As mentioned in the introduction, this is an opinionated list and some other options are equally valid. The most important thing, however, is consistency, so in this book I will expect that you follow the formatting advice here when collecting data.

Practice

Movies data

For this notebook, we will be creating two datasets, reading them into R, and producing several data visualizations.

For the first task, we will create a dataset as a class describing a set of movies. Each student will be tasked with creating three rows of data. We will record the following items in the GoogleSheets file linked to on the class website:

  • student name
  • title
  • date of release (year, month, and day)
  • budget
  • box-office numbers
  • genre
  • personal rating of the film, from 1-5 stars

Once you are finished, save the data set as a csv file, upload it to the “data” directory in RStudio, and read it into R in the following block of code:

movies <- read_csv(file.path("data", ".csv"))
movies

Then, produce a scatterplot below with the budget on the x-axis, box-office numbers on the y-axis, points colored by the year of release, and the size of the points corresponding to your personal rating. Use a text repel layer to label the movies by their title. Include axis labels and titles, along with units of measurement.

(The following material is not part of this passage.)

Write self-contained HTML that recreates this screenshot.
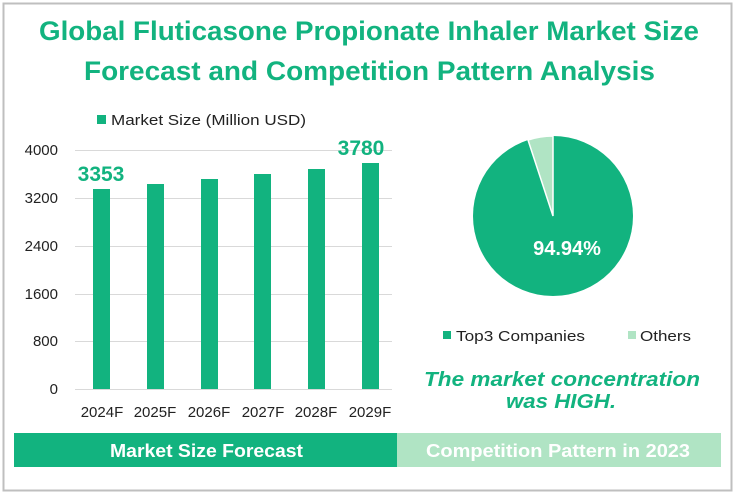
<!DOCTYPE html>
<html><head><meta charset="utf-8"><style>
body{margin:0;background:#fff;}
svg{display:block;font-family:"Liberation Sans","DejaVu Sans",sans-serif;}
</style></head><body>
<svg width="738" height="496" viewBox="0 0 738 496" xmlns="http://www.w3.org/2000/svg">
<rect x="0" y="0" width="738" height="496" fill="#fff"/>
<rect x="3.5" y="3.5" width="728" height="487" fill="none" stroke="#bfbfbf" stroke-width="2"/>
<g font-weight="bold" fill="#12b37f" font-size="27">
<text x="39" y="40" textLength="660" lengthAdjust="spacingAndGlyphs">Global Fluticasone Propionate Inhaler Market Size</text>
<text x="84" y="80" textLength="571" lengthAdjust="spacingAndGlyphs">Forecast and Competition Pattern Analysis</text>
</g>
<rect x="97" y="115" width="9" height="9" fill="#12b37f"/>
<text x="111" y="125" font-size="15" fill="#222" textLength="195" lengthAdjust="spacingAndGlyphs">Market Size (Million USD)</text>
<g stroke="#d9d9d9" stroke-width="1">
<line x1="75" y1="150.5" x2="392" y2="150.5"/><line x1="75" y1="198.5" x2="392" y2="198.5"/>
<line x1="75" y1="246.5" x2="392" y2="246.5"/><line x1="75" y1="294.5" x2="392" y2="294.5"/>
<line x1="75" y1="341.5" x2="392" y2="341.5"/><line x1="75" y1="389.5" x2="392" y2="389.5"/>
</g>
<g font-size="15" fill="#222" text-anchor="end">
<text x="58" y="155">4000</text><text x="58" y="203">3200</text><text x="58" y="251">2400</text>
<text x="58" y="299">1600</text><text x="58" y="346">800</text><text x="58" y="394">0</text>
</g>
<g fill="#12b37f">
<rect x="93" y="189" width="17" height="200"/>
<rect x="147" y="184" width="17" height="205"/>
<rect x="201" y="179" width="17" height="210"/>
<rect x="254" y="174" width="17" height="215"/>
<rect x="308" y="169" width="17" height="220"/>
<rect x="362" y="163" width="17" height="226"/>
</g>
<g font-size="15" fill="#222" text-anchor="middle">
<text x="102" y="417">2024F</text><text x="155" y="417">2025F</text><text x="209" y="417">2026F</text>
<text x="263" y="417">2027F</text><text x="316" y="417">2028F</text><text x="370" y="417">2029F</text>
</g>
<g font-size="21" font-weight="bold" fill="#12b37f" text-anchor="middle">
<text x="101" y="181">3353</text><text x="361" y="155">3780</text>
</g>
<circle cx="553" cy="216" r="80" fill="#12b37f"/>
<path d="M553,216 L553,136 A80,80 0 0 0 528,140 Z" fill="#b0e4c4" stroke="#fff" stroke-width="1.5"/>
<text x="567" y="255" font-size="20" font-weight="bold" fill="#fff" text-anchor="middle">94.94%</text>
<rect x="443" y="331" width="8" height="8" fill="#12b37f"/>
<text x="456" y="341" font-size="15" fill="#222" textLength="129" lengthAdjust="spacingAndGlyphs">Top3 Companies</text>
<rect x="628" y="331" width="8" height="8" fill="#b0e4c4"/>
<text x="640" y="341" font-size="15" fill="#222" textLength="51" lengthAdjust="spacingAndGlyphs">Others</text>
<g font-size="20" font-weight="bold" font-style="italic" fill="#12b37f">
<text x="424" y="386" textLength="276" lengthAdjust="spacingAndGlyphs">The market concentration</text>
<text x="506" y="408" textLength="110" lengthAdjust="spacingAndGlyphs">was HIGH.</text>
</g>
<rect x="14" y="433" width="383" height="34" fill="#12b37f"/>
<rect x="397" y="433" width="324" height="34" fill="#b0e4c4"/>
<g font-size="18" font-weight="bold" fill="#fff">
<text x="110" y="457" textLength="193" lengthAdjust="spacingAndGlyphs">Market Size Forecast</text>
<text x="426" y="457" textLength="264" lengthAdjust="spacingAndGlyphs">Competition Pattern in 2023</text>
</g>
</svg>
</body></html>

If you think it is needed, also include logarithmic scales for the x- and y-axes.

Friends data

For the second data set, you are going to collect information about ten of your friends on your own. You can do this in any software you would like. At a minimum, record the following variables:

  • their name
  • where you met them (make your own categories, such as “university”, “high school”, “camp”)
  • the year you met the friend
  • personal rating of the friend, from 1-5 stars

Once you are finished, save the data set as a csv file and read it into R in the following block of code:

friends <- read_csv(file.path("data", ".csv"))
friends

Then, produce a scatter plot below using any two variables that you find interesting as the x- and y-axes. Include a highlight layer showing a subset of your friends. These could be friends you met at a certain time in your life, highlighting your best friend(s) or something else that is interesting to you. Include axis labels and titles, along with units of measurement.